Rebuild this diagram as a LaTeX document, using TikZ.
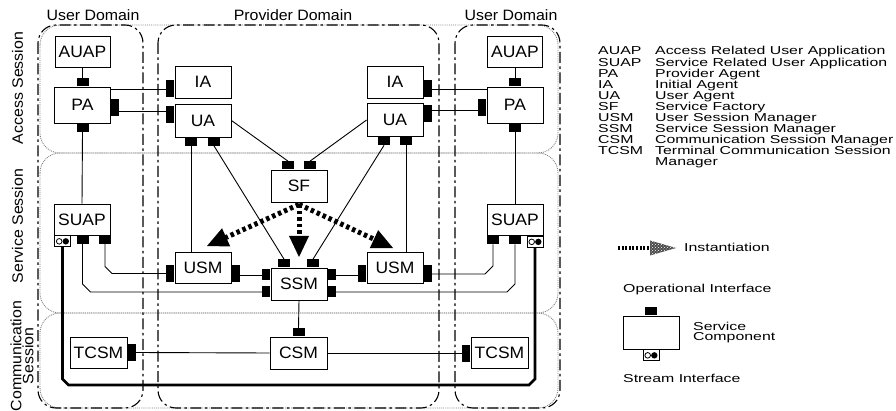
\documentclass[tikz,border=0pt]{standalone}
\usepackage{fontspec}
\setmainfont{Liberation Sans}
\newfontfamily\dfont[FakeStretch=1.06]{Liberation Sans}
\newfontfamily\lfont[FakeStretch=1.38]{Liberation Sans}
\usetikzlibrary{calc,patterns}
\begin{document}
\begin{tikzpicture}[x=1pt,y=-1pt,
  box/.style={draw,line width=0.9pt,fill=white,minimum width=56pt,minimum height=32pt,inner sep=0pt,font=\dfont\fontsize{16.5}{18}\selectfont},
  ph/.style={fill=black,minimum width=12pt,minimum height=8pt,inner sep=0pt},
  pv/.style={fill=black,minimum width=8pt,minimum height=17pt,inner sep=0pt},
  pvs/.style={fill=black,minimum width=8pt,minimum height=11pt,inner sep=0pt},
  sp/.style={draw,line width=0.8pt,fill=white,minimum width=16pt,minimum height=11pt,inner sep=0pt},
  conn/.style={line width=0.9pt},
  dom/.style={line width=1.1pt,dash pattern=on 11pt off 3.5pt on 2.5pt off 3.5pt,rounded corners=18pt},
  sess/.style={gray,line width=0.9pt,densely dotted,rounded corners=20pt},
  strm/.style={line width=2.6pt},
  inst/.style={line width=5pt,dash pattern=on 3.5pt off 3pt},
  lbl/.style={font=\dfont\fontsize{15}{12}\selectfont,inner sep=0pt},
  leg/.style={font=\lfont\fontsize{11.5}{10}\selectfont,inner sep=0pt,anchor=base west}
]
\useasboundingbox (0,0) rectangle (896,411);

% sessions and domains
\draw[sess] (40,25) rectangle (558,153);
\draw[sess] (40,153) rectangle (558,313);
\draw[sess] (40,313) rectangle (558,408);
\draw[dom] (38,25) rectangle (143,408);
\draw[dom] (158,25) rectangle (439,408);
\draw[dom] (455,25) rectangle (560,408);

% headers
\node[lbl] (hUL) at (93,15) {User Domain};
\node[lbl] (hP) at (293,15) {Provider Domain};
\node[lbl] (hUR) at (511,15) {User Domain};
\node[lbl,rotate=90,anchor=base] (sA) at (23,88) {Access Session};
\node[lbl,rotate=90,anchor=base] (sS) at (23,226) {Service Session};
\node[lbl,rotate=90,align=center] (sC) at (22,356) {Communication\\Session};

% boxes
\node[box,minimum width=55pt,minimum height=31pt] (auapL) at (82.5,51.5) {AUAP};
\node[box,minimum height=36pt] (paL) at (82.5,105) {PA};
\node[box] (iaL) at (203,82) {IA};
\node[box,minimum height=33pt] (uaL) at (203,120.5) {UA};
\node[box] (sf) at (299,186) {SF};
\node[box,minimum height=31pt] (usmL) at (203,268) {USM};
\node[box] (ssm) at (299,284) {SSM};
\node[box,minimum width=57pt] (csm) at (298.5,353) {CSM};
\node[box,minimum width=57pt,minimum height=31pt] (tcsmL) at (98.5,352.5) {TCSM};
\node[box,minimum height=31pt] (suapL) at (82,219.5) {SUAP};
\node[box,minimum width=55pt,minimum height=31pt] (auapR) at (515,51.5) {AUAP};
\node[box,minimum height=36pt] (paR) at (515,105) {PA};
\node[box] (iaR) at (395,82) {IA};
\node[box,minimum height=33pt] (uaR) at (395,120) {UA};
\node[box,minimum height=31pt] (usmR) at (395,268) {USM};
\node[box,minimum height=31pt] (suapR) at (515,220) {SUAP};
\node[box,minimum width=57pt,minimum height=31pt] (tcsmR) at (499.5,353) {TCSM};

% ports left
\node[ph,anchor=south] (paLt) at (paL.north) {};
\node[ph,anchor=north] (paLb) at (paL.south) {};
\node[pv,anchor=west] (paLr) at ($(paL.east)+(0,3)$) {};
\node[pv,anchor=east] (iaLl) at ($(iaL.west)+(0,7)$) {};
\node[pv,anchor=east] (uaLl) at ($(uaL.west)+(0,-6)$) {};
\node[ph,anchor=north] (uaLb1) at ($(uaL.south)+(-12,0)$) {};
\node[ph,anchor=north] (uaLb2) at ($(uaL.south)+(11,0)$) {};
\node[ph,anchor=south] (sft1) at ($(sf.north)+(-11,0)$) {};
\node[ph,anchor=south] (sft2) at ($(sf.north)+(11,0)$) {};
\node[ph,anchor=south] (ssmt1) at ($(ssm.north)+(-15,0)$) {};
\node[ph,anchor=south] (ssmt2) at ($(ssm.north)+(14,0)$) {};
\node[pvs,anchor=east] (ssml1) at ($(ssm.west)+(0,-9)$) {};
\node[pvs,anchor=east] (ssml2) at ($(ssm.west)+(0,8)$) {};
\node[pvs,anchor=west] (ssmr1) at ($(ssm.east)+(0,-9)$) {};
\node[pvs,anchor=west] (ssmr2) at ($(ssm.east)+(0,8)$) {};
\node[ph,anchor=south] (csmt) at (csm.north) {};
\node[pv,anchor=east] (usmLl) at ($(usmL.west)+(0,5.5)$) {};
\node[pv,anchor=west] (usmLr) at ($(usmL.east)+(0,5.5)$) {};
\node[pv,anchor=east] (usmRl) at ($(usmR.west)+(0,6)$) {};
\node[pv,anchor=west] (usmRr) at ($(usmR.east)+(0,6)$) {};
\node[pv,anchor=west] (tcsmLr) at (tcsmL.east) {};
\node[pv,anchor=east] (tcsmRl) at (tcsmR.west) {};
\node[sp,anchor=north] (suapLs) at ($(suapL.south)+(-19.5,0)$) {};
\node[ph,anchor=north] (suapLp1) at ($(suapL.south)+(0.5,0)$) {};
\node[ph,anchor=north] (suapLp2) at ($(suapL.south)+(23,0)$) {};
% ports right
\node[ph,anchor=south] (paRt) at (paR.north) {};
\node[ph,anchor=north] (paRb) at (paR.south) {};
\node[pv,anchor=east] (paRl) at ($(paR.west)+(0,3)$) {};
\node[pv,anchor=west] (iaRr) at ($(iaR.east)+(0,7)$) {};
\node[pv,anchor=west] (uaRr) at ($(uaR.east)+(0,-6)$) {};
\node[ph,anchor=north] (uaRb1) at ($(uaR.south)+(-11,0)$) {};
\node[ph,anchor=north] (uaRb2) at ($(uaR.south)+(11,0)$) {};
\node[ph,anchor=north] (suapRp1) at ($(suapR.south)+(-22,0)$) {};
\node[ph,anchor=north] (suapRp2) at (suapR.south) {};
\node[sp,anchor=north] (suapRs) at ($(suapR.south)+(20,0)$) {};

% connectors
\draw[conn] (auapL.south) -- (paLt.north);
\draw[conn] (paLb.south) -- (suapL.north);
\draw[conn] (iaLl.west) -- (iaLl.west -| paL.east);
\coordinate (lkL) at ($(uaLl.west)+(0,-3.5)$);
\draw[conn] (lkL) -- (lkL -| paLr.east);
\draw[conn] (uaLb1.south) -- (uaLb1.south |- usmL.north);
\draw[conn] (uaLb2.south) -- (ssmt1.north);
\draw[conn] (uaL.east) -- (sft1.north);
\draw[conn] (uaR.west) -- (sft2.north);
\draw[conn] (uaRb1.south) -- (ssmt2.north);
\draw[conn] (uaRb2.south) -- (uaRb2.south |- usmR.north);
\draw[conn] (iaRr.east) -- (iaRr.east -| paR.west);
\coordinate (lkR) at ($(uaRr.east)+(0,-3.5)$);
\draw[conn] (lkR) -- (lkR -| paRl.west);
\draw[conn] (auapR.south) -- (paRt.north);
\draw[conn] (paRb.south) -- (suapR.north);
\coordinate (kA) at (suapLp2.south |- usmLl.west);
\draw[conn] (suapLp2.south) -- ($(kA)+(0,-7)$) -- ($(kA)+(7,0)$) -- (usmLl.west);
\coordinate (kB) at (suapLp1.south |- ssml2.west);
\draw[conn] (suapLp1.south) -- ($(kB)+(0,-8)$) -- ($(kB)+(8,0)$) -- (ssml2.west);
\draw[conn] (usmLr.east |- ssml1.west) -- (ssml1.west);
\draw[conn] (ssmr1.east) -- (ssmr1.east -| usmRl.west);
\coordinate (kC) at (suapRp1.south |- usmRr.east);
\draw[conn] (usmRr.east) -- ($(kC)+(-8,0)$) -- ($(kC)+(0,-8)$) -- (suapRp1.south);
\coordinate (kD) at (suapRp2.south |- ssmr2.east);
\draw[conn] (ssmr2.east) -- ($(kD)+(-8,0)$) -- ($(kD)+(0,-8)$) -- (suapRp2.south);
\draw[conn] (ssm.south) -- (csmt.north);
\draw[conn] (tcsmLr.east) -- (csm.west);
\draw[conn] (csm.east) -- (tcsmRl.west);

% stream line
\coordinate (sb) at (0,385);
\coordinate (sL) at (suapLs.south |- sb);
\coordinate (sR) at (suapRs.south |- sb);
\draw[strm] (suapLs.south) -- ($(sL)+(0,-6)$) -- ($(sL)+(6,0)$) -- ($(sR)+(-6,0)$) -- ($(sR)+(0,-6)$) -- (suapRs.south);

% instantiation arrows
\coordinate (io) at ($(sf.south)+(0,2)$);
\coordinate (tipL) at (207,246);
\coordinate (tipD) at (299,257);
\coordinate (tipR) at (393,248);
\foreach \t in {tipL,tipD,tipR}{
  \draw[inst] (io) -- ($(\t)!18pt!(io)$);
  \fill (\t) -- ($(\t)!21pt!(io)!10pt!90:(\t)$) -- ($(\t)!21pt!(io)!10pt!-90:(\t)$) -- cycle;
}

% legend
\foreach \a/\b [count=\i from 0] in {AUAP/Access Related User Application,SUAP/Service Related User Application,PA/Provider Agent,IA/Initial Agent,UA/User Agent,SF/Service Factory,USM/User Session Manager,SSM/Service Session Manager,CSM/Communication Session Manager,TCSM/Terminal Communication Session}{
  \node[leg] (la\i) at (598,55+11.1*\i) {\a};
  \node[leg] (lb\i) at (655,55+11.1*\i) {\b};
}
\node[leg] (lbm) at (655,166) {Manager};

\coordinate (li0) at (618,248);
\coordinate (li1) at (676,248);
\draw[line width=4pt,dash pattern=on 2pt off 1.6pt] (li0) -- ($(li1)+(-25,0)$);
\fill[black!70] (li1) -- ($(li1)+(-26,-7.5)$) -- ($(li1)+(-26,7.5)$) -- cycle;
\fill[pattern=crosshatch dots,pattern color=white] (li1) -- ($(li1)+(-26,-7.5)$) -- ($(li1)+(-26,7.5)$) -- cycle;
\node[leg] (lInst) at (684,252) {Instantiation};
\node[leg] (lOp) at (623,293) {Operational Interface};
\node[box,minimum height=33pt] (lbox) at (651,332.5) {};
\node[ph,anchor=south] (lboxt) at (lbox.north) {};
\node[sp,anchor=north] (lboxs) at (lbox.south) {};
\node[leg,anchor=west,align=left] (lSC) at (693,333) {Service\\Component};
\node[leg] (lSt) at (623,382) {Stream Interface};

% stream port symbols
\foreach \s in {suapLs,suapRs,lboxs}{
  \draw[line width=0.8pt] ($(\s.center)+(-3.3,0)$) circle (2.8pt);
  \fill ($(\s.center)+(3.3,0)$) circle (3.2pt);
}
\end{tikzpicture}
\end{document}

===

Your objective →
From the first line of the material down to the line containing "(sC) at (22,356)", inclusive, return each line exactly, skipping any picture.

Answer below →
Rebuild this diagram as a LaTeX document, using TikZ.
\documentclass[tikz,border=0pt]{standalone}
\usepackage{fontspec}
\setmainfont{Liberation Sans}
\newfontfamily\dfont[FakeStretch=1.06]{Liberation Sans}
\newfontfamily\lfont[FakeStretch=1.38]{Liberation Sans}
\usetikzlibrary{calc,patterns}
\begin{document}
\begin{tikzpicture}[x=1pt,y=-1pt,
  box/.style={draw,line width=0.9pt,fill=white,minimum width=56pt,minimum height=32pt,inner sep=0pt,font=\dfont\fontsize{16.5}{18}\selectfont},
  ph/.style={fill=black,minimum width=12pt,minimum height=8pt,inner sep=0pt},
  pv/.style={fill=black,minimum width=8pt,minimum height=17pt,inner sep=0pt},
  pvs/.style={fill=black,minimum width=8pt,minimum height=11pt,inner sep=0pt},
  sp/.style={draw,line width=0.8pt,fill=white,minimum width=16pt,minimum height=11pt,inner sep=0pt},
  conn/.style={line width=0.9pt},
  dom/.style={line width=1.1pt,dash pattern=on 11pt off 3.5pt on 2.5pt off 3.5pt,rounded corners=18pt},
  sess/.style={gray,line width=0.9pt,densely dotted,rounded corners=20pt},
  strm/.style={line width=2.6pt},
  inst/.style={line width=5pt,dash pattern=on 3.5pt off 3pt},
  lbl/.style={font=\dfont\fontsize{15}{12}\selectfont,inner sep=0pt},
  leg/.style={font=\lfont\fontsize{11.5}{10}\selectfont,inner sep=0pt,anchor=base west}
]
\useasboundingbox (0,0) rectangle (896,411);

% sessions and domains
\draw[sess] (40,25) rectangle (558,153);
\draw[sess] (40,153) rectangle (558,313);
\draw[sess] (40,313) rectangle (558,408);
\draw[dom] (38,25) rectangle (143,408);
\draw[dom] (158,25) rectangle (439,408);
\draw[dom] (455,25) rectangle (560,408);

% headers
\node[lbl] (hUL) at (93,15) {User Domain};
\node[lbl] (hP) at (293,15) {Provider Domain};
\node[lbl] (hUR) at (511,15) {User Domain};
\node[lbl,rotate=90,anchor=base] (sA) at (23,88) {Access Session};
\node[lbl,rotate=90,anchor=base] (sS) at (23,226) {Service Session};
\node[lbl,rotate=90,align=center] (sC) at (22,356) {Communication\\Session};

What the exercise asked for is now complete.